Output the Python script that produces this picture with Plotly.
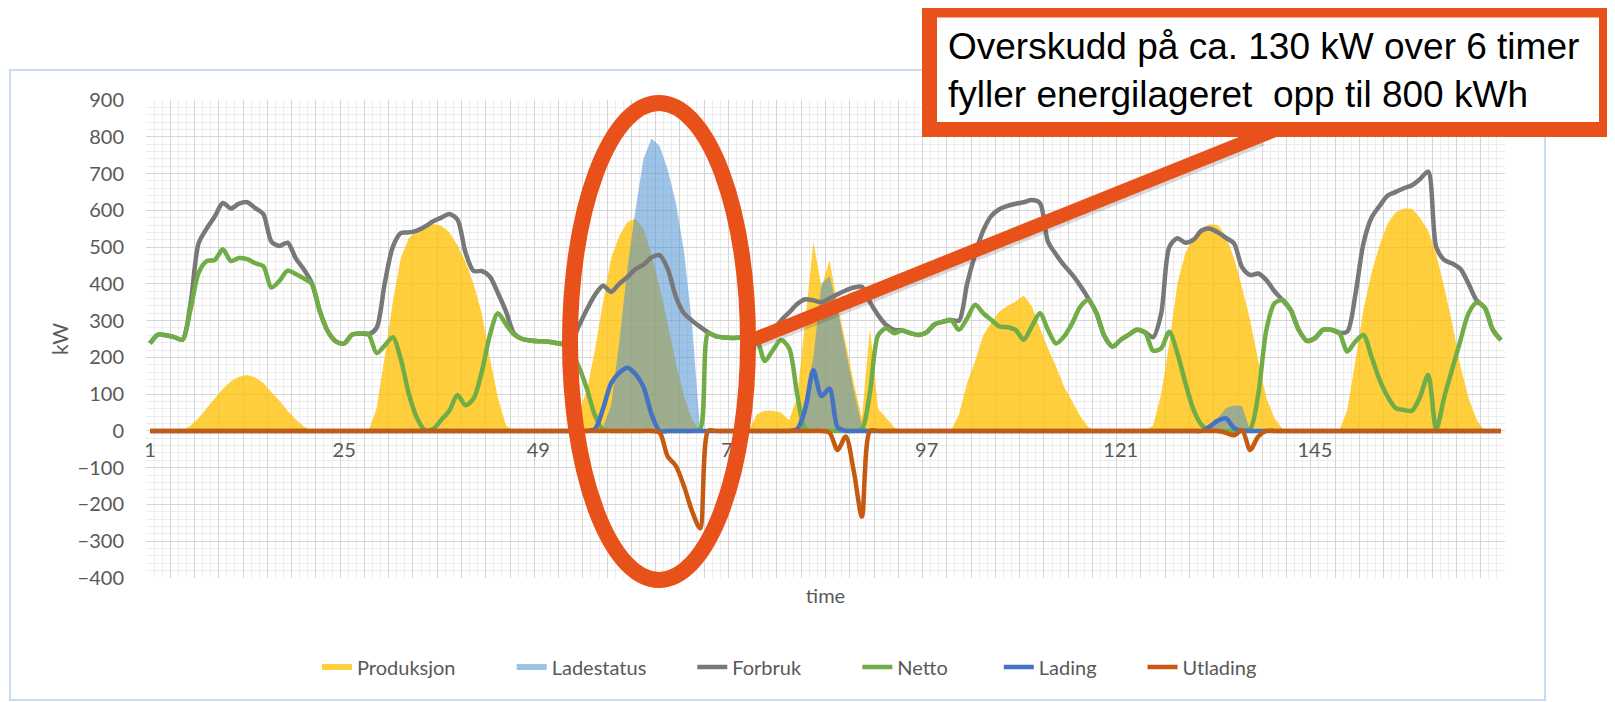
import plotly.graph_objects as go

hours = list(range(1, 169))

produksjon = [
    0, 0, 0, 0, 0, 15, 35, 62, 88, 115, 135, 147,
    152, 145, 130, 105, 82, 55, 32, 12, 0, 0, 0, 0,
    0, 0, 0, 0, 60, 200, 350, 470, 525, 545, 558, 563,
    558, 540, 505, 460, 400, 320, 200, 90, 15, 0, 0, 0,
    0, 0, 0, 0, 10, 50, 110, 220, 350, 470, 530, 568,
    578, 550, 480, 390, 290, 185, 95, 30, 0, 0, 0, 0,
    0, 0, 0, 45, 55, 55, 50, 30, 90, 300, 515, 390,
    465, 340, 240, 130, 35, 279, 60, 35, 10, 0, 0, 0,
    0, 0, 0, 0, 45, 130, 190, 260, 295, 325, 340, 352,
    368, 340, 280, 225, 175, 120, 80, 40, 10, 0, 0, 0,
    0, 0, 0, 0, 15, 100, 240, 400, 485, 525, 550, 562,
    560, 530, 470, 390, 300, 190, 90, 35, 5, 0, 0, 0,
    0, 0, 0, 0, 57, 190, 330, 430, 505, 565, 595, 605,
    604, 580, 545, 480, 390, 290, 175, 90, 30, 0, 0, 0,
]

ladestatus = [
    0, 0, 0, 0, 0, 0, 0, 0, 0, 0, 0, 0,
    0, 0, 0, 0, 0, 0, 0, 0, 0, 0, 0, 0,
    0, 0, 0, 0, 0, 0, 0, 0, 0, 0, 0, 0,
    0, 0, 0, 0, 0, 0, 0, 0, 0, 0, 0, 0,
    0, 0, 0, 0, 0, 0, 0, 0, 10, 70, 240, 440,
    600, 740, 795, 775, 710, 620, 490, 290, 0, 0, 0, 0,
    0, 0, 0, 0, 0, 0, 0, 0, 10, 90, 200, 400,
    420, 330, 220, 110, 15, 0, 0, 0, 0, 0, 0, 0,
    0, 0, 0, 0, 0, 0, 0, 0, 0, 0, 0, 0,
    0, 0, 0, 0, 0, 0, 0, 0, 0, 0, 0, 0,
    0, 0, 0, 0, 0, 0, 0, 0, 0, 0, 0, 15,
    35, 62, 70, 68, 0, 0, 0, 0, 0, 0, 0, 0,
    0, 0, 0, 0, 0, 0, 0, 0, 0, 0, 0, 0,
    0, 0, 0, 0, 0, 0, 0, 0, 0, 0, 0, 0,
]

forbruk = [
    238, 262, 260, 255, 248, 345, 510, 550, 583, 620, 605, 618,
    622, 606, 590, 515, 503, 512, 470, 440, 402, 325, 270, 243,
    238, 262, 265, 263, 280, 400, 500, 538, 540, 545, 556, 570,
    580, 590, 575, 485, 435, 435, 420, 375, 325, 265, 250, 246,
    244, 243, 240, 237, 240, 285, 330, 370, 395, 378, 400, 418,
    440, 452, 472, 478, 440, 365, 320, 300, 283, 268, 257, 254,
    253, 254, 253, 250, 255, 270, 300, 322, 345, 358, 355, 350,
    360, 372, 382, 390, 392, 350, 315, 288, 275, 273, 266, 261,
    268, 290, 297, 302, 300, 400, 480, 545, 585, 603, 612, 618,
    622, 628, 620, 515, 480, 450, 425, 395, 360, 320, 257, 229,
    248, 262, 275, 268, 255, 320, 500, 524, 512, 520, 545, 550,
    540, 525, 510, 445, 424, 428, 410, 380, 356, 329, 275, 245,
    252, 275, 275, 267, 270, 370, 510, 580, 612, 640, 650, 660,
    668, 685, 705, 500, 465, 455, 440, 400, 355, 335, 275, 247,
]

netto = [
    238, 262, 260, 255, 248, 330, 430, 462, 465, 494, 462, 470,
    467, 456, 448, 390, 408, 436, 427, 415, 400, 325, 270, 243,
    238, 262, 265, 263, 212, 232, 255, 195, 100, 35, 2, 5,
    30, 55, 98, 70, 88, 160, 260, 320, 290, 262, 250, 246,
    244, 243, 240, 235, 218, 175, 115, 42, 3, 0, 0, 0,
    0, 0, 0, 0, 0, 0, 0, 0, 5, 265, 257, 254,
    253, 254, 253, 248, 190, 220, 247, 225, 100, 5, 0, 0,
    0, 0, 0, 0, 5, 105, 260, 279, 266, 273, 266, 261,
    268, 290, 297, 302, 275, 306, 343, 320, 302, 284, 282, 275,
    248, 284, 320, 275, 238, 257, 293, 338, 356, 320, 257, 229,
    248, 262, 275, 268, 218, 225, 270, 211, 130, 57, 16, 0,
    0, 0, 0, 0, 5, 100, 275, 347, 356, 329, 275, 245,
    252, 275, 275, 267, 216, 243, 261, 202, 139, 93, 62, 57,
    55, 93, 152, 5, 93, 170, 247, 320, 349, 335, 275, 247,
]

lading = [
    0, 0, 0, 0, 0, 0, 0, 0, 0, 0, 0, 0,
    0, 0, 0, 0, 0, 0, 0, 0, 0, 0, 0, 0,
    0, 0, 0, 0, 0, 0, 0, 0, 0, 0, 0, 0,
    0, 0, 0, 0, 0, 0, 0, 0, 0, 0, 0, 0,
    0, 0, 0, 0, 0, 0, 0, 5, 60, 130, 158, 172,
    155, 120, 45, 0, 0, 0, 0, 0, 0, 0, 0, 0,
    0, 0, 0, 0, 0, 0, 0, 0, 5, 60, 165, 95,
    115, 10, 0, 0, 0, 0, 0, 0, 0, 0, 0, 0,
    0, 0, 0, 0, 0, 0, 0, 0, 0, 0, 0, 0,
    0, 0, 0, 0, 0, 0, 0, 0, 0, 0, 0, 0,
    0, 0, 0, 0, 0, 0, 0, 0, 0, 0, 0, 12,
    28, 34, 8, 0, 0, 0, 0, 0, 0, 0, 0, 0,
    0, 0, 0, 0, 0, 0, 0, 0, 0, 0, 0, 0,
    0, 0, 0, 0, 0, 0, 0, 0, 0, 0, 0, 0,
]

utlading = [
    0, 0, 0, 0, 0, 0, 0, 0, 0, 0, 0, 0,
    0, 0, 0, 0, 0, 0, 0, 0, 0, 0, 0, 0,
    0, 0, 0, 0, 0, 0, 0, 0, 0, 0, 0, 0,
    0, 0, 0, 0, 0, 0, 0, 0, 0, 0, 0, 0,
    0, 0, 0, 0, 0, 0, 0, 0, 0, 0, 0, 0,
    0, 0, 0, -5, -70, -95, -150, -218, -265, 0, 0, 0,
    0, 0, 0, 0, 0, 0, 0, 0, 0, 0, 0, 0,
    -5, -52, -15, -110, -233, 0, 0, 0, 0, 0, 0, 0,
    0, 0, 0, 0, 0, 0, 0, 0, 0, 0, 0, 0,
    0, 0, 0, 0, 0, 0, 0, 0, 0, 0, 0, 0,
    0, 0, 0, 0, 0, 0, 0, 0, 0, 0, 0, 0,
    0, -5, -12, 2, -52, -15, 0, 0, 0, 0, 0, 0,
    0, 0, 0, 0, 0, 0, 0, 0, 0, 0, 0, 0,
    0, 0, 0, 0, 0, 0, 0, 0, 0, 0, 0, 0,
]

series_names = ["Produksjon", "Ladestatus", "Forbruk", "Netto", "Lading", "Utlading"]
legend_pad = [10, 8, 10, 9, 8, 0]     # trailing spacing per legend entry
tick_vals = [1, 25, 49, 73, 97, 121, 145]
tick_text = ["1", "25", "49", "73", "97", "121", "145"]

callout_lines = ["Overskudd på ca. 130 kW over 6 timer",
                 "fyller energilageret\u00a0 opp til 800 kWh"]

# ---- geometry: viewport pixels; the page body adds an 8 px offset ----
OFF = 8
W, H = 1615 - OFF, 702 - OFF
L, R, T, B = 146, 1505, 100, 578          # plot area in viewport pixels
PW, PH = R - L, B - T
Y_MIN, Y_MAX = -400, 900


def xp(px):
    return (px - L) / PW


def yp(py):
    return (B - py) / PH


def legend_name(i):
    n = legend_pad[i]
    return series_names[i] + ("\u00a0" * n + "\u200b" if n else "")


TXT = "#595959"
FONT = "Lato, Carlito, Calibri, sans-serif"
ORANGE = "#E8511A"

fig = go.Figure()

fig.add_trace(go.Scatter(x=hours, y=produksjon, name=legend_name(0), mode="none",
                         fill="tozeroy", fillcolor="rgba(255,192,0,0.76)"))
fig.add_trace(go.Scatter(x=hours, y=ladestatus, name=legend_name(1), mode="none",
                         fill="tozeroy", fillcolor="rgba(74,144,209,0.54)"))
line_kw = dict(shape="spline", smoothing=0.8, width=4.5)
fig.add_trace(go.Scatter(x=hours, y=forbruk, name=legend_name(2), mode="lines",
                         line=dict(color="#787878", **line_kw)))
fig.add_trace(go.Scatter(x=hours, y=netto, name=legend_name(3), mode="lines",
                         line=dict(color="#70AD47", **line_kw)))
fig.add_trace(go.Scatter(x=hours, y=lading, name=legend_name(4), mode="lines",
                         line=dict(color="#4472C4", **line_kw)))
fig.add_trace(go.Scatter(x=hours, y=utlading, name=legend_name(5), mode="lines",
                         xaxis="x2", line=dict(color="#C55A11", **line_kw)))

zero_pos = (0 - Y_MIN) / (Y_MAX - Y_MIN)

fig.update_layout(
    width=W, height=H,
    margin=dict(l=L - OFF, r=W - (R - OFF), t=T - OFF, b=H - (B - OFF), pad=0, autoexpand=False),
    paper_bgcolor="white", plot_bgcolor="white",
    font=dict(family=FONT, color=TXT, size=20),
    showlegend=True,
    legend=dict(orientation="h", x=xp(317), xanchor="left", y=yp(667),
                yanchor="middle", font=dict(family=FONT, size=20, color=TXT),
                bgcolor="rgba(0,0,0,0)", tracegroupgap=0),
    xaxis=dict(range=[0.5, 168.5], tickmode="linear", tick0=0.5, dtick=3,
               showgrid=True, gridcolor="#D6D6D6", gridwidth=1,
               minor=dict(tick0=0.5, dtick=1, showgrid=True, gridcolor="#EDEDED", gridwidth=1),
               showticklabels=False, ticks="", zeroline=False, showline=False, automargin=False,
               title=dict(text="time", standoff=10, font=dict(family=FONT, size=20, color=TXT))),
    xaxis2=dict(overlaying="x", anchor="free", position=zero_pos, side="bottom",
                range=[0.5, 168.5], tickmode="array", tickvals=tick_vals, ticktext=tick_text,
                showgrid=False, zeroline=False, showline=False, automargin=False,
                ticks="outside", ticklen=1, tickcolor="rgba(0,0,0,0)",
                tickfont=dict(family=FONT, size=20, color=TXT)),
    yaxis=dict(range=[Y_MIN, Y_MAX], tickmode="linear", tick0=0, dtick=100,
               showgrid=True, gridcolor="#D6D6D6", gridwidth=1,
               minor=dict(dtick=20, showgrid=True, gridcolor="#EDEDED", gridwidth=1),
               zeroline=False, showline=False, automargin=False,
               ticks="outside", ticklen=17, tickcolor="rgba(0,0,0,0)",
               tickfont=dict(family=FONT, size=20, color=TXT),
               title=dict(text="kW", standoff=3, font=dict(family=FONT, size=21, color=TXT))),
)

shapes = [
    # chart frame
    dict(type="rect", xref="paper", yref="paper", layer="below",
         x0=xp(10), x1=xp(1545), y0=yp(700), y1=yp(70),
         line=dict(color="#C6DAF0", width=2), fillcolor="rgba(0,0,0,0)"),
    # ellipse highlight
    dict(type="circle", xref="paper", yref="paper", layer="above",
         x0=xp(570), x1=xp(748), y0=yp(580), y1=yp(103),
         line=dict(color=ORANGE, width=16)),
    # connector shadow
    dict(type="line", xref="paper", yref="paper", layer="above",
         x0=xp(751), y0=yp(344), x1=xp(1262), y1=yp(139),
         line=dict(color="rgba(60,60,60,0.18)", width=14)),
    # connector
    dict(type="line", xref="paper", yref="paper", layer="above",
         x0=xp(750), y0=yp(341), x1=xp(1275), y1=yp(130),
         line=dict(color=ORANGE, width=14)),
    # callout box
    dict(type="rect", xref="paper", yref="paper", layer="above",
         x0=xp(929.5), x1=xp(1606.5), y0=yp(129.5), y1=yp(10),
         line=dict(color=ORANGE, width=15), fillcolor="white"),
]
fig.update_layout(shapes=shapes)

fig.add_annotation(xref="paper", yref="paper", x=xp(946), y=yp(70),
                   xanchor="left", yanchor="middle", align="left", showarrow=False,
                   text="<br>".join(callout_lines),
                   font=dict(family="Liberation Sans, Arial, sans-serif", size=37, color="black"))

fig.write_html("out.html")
#####
__What you will do__
Give again, word for word, every line from the top of the data through the line with "hours = list(range(1, 169))", both ends included, and exclude the pictures.

__Expected answer__
Output the Python script that produces this picture with Plotly.
import plotly.graph_objects as go

hours = list(range(1, 169))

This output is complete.